Eureka Springs is stunning: steep streets, odd little buildings, people strolling around with drinks, all wrapped in perfect autumn. I wanted to visit the famously haunted Crescent Hotel, but it was getting late and the last trolley was waiting, so we reluctantly rode back to camp.



Then I realized I had left our surge protector at the previous campground. A true horror story. Fingers crossed the power grid behaved.



Chapter 88: Baby Steps Into Winter

Knowing temperatures were about to plunge below freezing, we drove back to Blowing Springs RV Park for the night instead of our usual Sunday stealth camping. We picked up the surge protector (hallelujah), then headed to camp.

You could tell the freeze was coming: nobody was outside, no campfires, no socializing. Just people walking dogs who looked like they were on urgent business.

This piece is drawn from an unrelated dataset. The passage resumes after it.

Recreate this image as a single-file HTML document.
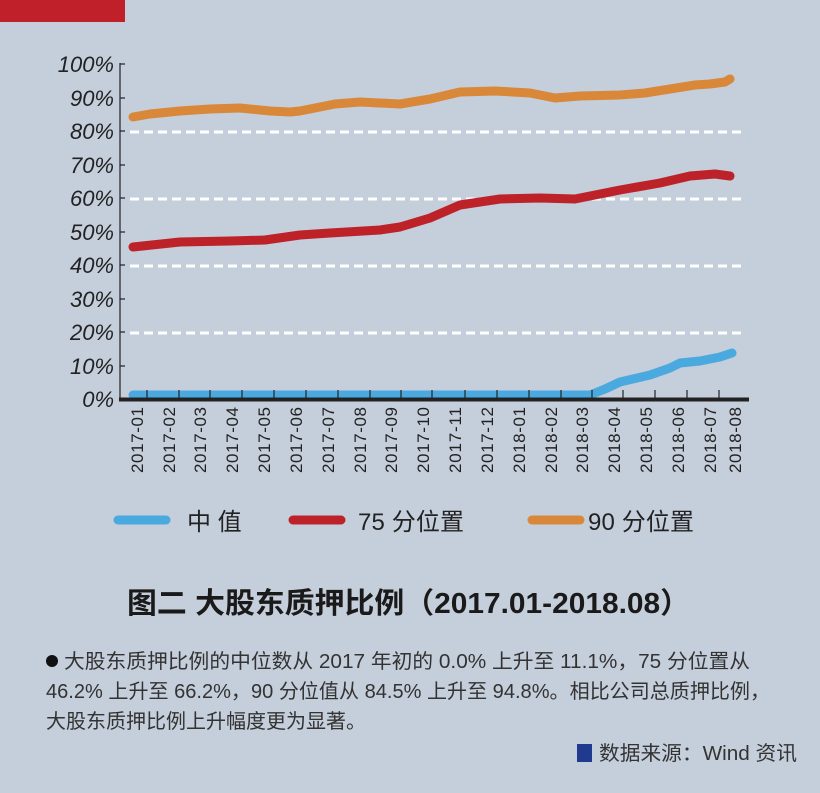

We plugged in everything, unhooked the water, turned on the grey tank heater, and mentally braced ourselves. Dinner was hot, greasy, comforting van food - my improvised beef version of gai-larb, eaten while our tiny house-on-wheels warmed up against the cold.



After such an action-packed week... cows yelling at me, baby lions melting my heart, narrowly avoiding death by stinky beetle, and discovering real Eureka Springs, it was strangely nice to end the weekend quietly, in pajamas, in a warm van, feeling like we survived something mildly heroic.